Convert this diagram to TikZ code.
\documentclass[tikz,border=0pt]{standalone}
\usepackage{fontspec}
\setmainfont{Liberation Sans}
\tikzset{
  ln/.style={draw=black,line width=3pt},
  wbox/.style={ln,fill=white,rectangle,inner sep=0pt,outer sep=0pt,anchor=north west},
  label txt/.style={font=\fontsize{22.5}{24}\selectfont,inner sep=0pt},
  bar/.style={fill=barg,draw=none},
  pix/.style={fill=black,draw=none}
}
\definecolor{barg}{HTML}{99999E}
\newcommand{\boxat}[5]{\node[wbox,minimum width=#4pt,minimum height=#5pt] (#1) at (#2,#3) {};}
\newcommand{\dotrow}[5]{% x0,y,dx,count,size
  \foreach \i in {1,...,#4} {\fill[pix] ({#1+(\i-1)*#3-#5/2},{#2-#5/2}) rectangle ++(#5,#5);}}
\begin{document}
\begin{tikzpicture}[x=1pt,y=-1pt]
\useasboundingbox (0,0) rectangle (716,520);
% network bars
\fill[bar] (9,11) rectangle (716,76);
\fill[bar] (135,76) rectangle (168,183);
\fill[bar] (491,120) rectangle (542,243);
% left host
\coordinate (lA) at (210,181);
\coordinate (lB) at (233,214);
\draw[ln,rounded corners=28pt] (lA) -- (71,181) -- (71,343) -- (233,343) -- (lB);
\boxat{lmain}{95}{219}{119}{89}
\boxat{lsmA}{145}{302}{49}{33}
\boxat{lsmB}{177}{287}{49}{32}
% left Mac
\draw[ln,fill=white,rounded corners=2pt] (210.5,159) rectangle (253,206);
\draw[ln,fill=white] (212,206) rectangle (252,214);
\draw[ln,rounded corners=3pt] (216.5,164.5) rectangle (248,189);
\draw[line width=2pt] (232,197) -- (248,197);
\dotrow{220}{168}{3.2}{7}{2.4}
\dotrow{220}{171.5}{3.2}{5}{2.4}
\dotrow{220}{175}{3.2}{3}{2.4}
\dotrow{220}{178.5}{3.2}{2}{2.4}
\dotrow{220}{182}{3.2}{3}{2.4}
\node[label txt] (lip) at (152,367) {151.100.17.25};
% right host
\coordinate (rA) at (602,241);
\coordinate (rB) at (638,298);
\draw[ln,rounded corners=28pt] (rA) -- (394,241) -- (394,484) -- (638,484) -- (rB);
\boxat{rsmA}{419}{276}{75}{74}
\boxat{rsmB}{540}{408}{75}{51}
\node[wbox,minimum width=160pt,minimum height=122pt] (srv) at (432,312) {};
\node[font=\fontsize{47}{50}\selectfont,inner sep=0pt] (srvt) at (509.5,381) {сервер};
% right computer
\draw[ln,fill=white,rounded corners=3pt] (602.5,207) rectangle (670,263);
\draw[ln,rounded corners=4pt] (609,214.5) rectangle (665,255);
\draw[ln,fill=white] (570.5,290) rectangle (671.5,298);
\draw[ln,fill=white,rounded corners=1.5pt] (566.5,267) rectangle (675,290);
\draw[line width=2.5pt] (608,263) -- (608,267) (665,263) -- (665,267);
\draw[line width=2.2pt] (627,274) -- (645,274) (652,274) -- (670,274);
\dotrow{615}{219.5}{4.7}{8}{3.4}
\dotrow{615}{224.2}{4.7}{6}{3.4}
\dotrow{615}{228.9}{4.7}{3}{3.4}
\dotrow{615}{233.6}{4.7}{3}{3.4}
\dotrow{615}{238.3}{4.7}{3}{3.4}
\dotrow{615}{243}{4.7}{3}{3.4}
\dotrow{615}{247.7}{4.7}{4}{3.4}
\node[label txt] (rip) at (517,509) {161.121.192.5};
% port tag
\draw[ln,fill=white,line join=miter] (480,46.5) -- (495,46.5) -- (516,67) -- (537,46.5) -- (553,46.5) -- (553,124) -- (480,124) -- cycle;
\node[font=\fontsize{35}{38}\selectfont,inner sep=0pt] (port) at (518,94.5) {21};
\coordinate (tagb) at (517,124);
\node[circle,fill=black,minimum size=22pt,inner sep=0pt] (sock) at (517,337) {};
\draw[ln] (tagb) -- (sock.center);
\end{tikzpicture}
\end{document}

==================================================

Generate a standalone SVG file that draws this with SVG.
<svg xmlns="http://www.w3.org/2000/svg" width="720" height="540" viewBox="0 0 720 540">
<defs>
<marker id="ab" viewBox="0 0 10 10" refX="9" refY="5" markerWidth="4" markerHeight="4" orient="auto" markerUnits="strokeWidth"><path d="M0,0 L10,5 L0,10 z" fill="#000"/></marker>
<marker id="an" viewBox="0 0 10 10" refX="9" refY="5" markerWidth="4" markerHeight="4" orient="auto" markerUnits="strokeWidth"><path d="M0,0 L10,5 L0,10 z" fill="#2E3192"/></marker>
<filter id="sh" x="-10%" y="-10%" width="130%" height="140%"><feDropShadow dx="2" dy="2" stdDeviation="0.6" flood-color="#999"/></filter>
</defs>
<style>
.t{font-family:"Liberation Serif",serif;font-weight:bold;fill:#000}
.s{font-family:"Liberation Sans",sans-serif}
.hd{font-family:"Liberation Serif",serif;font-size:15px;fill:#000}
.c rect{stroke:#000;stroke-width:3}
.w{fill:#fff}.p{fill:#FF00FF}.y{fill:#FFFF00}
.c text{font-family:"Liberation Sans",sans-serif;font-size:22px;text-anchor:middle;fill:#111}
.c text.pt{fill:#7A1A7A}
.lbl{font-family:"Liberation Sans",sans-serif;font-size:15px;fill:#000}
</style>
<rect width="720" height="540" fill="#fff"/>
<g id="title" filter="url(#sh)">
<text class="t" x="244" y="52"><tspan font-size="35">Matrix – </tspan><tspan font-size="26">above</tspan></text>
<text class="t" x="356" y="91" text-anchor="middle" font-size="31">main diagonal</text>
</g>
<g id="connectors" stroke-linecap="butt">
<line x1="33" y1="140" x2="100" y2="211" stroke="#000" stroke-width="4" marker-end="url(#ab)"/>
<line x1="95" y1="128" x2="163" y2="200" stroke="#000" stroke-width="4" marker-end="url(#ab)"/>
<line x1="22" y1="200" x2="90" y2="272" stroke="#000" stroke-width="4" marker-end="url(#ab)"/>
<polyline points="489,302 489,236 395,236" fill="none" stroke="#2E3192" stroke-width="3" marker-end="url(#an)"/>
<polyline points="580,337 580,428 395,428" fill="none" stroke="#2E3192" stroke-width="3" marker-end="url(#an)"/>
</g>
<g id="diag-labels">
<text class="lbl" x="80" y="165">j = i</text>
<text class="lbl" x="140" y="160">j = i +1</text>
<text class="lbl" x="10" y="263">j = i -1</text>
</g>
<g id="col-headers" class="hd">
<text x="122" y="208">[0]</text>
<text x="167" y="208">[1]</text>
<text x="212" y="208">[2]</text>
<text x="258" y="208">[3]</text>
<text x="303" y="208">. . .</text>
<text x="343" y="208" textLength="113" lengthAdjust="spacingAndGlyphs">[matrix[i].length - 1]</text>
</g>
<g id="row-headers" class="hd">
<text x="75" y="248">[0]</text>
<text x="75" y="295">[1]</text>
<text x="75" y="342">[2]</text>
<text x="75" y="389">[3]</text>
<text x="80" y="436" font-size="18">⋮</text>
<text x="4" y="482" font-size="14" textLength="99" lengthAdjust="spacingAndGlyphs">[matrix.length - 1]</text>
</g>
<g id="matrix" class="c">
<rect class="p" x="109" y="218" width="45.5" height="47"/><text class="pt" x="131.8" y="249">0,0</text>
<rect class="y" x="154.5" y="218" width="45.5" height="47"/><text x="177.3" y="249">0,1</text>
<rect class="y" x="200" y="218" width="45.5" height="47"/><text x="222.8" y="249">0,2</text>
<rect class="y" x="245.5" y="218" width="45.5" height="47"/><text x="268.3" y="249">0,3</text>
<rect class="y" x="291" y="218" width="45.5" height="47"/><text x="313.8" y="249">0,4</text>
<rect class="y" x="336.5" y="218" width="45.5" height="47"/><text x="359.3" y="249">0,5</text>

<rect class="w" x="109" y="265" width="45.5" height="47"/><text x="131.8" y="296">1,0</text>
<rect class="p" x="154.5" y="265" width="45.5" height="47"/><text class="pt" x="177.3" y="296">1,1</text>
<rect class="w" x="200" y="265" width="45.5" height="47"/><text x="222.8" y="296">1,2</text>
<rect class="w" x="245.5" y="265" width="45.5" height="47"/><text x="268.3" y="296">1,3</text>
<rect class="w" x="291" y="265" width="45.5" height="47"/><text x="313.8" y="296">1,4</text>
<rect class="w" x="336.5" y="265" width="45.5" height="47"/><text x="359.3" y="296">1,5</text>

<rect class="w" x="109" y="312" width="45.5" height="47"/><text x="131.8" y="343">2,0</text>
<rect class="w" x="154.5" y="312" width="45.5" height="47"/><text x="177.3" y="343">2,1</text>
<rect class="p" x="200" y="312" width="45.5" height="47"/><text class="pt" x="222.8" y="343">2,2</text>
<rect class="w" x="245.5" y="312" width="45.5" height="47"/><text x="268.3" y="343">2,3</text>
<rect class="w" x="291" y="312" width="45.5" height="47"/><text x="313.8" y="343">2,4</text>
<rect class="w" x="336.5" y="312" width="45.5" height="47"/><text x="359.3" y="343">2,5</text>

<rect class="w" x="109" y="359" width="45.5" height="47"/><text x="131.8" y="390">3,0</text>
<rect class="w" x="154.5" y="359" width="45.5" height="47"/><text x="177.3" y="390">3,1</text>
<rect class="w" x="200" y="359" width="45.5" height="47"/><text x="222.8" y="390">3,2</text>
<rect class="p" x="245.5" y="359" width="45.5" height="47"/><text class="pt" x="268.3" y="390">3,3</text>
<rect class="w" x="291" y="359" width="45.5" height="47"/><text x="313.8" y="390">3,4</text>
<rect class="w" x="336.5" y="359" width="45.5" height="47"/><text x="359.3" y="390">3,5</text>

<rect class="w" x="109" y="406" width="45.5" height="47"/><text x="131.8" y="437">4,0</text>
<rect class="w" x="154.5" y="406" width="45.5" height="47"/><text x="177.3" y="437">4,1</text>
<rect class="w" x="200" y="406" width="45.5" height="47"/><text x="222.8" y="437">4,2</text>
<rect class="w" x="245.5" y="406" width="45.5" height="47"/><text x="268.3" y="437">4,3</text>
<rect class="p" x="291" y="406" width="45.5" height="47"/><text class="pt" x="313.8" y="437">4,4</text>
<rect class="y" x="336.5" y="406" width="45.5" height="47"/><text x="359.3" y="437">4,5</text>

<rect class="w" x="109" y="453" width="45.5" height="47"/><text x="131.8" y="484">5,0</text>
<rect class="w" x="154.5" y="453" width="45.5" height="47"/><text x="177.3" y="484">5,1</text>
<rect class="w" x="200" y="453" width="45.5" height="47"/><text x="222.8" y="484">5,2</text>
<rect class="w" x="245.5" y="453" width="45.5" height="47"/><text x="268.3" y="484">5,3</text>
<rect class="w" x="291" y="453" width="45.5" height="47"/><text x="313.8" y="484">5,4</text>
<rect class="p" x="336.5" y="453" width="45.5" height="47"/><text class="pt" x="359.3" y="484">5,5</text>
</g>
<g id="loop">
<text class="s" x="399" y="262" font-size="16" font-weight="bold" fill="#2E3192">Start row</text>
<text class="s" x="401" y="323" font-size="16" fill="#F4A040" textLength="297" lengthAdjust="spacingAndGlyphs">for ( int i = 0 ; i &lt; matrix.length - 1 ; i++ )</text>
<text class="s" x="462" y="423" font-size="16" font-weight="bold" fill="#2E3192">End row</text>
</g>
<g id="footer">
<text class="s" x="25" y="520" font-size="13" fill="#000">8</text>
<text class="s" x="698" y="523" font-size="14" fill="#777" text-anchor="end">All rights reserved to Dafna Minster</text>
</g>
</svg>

==================================================

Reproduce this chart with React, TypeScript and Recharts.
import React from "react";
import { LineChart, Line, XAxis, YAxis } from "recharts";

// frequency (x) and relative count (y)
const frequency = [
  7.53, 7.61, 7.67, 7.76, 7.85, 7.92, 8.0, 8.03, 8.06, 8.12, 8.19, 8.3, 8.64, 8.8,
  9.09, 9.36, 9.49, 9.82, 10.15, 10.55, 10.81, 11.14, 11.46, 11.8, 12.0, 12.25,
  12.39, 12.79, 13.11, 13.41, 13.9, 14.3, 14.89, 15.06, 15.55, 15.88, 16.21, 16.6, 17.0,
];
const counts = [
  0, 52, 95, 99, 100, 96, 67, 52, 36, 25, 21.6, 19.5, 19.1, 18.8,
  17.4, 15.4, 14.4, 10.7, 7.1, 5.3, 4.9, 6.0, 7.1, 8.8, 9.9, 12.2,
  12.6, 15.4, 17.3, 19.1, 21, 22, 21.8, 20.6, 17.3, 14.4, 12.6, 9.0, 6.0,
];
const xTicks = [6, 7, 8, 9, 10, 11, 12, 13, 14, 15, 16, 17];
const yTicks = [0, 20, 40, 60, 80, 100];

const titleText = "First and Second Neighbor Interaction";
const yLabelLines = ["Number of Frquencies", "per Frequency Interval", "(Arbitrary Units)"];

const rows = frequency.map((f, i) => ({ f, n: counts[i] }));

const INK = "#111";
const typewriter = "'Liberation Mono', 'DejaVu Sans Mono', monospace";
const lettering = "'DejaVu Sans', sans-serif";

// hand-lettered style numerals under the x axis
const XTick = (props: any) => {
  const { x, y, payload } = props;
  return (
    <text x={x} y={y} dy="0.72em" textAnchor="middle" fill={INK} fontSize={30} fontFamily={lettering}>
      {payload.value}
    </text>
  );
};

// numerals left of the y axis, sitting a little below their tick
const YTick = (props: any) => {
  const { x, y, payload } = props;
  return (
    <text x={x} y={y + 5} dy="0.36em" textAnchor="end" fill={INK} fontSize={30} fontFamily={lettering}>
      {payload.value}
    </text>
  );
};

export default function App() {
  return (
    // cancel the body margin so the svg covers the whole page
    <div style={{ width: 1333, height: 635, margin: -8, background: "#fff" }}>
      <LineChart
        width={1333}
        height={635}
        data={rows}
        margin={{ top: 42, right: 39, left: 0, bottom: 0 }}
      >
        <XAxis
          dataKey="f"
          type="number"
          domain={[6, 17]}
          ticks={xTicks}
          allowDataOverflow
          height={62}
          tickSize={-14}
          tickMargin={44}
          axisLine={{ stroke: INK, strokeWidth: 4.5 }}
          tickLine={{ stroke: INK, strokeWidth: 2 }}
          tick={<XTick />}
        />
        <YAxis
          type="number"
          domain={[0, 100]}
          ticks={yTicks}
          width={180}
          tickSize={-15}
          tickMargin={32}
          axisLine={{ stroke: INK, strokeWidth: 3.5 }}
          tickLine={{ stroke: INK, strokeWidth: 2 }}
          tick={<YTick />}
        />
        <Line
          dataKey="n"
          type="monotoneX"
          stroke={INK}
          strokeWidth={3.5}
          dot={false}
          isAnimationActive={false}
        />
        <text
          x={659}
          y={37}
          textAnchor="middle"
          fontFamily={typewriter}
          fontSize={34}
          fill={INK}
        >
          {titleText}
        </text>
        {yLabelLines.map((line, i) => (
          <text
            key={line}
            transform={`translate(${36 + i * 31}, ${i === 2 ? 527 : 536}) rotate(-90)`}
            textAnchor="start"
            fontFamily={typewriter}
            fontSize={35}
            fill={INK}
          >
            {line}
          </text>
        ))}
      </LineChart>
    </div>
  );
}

==================================================

Stated task: Start with the line that contains "Reproduce this chart" and end with the line that contains "Line, XAxis, YAxis"; give those lines again exactly, and no others.

Solution for this problem:
Reproduce this chart with React, TypeScript and Recharts.
import React from "react";
import { LineChart, Line, XAxis, YAxis } from "recharts";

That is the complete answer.